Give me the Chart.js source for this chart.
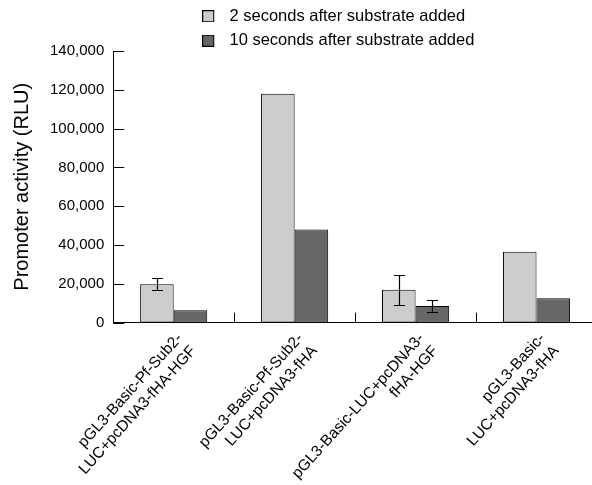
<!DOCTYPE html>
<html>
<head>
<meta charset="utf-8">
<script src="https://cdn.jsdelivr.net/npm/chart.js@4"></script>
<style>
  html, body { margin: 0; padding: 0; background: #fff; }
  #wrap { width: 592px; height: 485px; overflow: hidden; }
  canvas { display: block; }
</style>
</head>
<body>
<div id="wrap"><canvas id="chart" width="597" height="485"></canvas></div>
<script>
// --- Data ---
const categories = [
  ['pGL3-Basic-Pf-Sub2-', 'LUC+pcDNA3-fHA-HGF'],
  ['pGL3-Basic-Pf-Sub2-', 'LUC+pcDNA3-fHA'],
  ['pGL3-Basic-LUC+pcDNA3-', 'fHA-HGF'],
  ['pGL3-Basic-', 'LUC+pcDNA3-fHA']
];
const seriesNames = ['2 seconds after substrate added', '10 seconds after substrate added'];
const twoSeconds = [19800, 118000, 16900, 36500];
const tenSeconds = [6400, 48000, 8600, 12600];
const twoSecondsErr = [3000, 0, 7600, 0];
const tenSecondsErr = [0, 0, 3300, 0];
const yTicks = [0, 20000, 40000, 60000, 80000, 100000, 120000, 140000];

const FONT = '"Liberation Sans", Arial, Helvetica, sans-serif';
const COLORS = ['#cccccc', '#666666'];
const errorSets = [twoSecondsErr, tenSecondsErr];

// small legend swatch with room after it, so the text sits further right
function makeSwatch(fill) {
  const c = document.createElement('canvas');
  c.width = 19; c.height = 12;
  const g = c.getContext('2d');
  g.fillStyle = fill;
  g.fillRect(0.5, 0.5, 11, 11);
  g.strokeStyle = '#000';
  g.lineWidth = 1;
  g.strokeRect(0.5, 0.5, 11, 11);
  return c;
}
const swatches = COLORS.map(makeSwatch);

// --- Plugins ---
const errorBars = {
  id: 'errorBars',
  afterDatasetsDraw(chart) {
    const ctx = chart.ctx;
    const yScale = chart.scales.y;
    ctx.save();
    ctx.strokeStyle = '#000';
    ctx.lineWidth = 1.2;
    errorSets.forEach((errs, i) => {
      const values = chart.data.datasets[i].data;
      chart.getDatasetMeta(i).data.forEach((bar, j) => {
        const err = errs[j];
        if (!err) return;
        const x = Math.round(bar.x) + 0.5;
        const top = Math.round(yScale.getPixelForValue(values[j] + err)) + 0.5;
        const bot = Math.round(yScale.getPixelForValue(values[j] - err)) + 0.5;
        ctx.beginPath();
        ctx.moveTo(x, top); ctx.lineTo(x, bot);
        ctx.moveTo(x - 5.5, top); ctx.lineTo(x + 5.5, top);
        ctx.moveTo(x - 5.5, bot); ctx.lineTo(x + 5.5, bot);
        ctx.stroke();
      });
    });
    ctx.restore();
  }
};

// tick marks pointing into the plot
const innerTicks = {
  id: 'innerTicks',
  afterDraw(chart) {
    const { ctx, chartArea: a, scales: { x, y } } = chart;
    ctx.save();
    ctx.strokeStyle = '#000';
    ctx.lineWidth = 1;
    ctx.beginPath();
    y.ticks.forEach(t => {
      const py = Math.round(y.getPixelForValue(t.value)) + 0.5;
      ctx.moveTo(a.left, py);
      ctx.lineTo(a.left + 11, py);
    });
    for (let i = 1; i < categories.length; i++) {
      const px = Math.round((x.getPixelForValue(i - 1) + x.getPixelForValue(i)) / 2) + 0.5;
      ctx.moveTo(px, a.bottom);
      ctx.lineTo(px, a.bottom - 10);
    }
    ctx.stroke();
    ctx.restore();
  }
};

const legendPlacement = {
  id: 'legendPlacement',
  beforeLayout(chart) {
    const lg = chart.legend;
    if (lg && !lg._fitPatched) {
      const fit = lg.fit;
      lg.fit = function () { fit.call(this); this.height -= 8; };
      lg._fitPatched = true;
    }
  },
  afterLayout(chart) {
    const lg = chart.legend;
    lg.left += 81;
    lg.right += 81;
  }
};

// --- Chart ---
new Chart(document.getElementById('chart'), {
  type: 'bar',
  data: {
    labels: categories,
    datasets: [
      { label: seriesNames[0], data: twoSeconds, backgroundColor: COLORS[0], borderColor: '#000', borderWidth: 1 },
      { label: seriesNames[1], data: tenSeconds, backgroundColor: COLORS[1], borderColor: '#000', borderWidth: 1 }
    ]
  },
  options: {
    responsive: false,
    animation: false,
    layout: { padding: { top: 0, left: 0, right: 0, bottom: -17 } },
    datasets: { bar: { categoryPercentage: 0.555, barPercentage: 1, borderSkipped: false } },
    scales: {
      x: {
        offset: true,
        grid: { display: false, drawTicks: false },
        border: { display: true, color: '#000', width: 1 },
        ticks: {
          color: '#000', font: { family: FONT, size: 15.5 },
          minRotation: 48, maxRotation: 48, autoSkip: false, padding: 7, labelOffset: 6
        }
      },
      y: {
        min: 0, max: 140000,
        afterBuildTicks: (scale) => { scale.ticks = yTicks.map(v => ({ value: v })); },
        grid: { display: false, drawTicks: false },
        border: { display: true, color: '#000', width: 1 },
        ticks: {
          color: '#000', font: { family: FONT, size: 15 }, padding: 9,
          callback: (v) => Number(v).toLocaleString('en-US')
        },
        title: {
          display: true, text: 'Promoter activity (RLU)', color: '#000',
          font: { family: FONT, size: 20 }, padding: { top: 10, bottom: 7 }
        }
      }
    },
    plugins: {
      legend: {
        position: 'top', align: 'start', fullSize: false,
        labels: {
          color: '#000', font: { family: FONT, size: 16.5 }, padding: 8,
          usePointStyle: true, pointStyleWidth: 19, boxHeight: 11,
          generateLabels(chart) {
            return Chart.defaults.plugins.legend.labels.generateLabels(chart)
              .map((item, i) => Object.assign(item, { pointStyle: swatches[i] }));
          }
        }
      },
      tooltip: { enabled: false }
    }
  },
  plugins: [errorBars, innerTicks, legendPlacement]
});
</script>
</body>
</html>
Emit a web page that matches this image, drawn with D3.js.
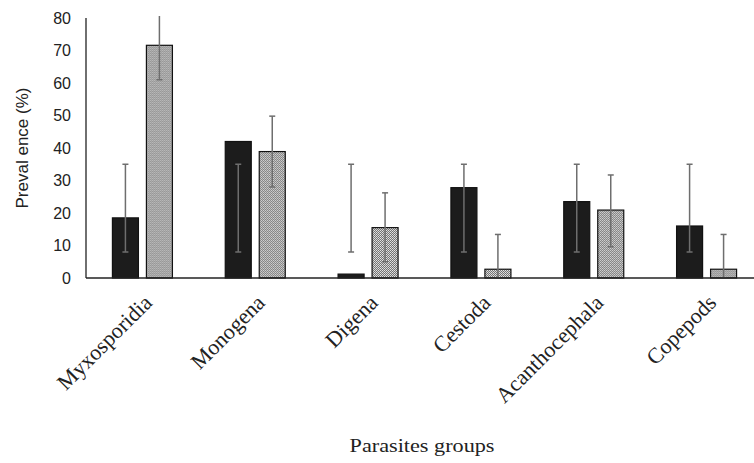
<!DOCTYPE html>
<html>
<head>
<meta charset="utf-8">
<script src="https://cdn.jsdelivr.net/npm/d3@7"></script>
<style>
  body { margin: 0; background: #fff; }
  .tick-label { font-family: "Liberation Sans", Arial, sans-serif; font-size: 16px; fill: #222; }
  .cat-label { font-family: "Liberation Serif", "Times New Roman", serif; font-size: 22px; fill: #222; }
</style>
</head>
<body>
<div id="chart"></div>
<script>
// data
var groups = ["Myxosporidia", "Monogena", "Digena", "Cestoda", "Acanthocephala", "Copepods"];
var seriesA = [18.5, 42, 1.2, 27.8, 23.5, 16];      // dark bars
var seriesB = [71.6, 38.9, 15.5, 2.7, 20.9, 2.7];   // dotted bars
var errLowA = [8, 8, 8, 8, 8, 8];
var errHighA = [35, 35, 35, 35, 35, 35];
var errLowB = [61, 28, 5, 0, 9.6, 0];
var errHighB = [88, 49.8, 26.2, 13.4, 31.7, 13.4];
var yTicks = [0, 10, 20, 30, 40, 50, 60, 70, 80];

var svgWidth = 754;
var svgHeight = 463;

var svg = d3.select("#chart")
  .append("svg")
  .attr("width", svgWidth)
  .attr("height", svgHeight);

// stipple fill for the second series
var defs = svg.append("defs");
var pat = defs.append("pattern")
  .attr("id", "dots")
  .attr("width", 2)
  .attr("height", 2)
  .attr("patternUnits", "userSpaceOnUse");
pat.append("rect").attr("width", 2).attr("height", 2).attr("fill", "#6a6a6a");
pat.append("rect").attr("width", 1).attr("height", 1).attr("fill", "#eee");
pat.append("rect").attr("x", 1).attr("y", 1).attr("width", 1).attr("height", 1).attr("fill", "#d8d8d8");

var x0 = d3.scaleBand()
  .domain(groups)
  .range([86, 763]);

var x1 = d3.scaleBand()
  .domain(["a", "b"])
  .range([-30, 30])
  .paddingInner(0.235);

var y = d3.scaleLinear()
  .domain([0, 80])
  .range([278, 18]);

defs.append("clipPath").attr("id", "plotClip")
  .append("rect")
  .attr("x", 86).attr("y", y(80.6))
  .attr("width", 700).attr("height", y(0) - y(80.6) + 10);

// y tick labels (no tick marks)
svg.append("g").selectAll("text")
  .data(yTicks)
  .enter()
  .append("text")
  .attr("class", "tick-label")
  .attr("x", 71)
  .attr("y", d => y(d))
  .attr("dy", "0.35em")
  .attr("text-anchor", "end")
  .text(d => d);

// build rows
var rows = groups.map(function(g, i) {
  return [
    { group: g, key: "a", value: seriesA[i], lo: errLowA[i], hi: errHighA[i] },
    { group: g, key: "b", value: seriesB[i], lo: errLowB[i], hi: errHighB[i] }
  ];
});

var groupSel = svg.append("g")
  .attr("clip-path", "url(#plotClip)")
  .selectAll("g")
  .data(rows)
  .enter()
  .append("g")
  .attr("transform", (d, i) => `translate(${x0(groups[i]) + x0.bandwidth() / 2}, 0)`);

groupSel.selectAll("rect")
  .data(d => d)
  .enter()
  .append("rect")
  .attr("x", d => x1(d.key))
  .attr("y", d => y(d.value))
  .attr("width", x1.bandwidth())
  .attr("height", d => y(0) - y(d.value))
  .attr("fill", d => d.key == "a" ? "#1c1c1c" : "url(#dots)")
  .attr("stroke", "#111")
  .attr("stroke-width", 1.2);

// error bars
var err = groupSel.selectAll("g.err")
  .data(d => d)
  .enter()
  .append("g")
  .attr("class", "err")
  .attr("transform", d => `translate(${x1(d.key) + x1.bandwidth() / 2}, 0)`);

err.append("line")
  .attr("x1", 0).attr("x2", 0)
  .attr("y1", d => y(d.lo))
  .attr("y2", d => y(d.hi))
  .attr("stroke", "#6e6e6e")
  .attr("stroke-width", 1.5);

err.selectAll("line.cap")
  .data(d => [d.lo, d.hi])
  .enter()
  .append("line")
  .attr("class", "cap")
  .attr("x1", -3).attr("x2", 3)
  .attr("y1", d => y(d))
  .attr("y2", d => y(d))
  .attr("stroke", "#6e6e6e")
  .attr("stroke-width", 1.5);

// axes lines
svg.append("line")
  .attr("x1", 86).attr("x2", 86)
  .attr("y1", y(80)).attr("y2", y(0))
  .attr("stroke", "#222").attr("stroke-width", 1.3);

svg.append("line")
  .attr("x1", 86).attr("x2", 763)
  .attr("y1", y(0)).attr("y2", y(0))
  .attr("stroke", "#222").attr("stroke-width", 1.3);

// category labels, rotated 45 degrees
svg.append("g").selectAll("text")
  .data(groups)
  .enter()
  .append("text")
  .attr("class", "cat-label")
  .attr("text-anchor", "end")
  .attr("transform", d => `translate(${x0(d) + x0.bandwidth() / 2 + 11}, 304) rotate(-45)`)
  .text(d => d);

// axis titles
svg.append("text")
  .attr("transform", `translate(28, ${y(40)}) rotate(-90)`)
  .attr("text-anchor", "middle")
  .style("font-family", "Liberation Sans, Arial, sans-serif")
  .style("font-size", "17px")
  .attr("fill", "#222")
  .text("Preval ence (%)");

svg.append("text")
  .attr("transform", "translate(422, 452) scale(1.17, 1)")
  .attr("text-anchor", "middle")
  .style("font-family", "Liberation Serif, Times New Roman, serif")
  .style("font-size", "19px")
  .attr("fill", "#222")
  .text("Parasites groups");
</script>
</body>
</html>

◇ ◇ ◇ ◇

→ **WRITTEN PROBLEM**: Repeat exactly and only the lines from the start of the data above through the line that holds "const swatches = COLORS.map(makeSwatch);", inclusive. Pictures do not belong in the copy.

→ **OUTPUT FOR THIS TASK**:
Give me the Chart.js source for this chart.
<!DOCTYPE html>
<html>
<head>
<meta charset="utf-8">
<script src="https://cdn.jsdelivr.net/npm/chart.js@4"></script>
<style>
  html, body { margin: 0; padding: 0; background: #fff; }
  #wrap { width: 592px; height: 485px; overflow: hidden; }
  canvas { display: block; }
</style>
</head>
<body>
<div id="wrap"><canvas id="chart" width="597" height="485"></canvas></div>
<script>
// --- Data ---
const categories = [
  ['pGL3-Basic-Pf-Sub2-', 'LUC+pcDNA3-fHA-HGF'],
  ['pGL3-Basic-Pf-Sub2-', 'LUC+pcDNA3-fHA'],
  ['pGL3-Basic-LUC+pcDNA3-', 'fHA-HGF'],
  ['pGL3-Basic-', 'LUC+pcDNA3-fHA']
];
const seriesNames = ['2 seconds after substrate added', '10 seconds after substrate added'];
const twoSeconds = [19800, 118000, 16900, 36500];
const tenSeconds = [6400, 48000, 8600, 12600];
const twoSecondsErr = [3000, 0, 7600, 0];
const tenSecondsErr = [0, 0, 3300, 0];
const yTicks = [0, 20000, 40000, 60000, 80000, 100000, 120000, 140000];

const FONT = '"Liberation Sans", Arial, Helvetica, sans-serif';
const COLORS = ['#cccccc', '#666666'];
const errorSets = [twoSecondsErr, tenSecondsErr];

// small legend swatch with room after it, so the text sits further right
function makeSwatch(fill) {
  const c = document.createElement('canvas');
  c.width = 19; c.height = 12;
  const g = c.getContext('2d');
  g.fillStyle = fill;
  g.fillRect(0.5, 0.5, 11, 11);
  g.strokeStyle = '#000';
  g.lineWidth = 1;
  g.strokeRect(0.5, 0.5, 11, 11);
  return c;
}
const swatches = COLORS.map(makeSwatch);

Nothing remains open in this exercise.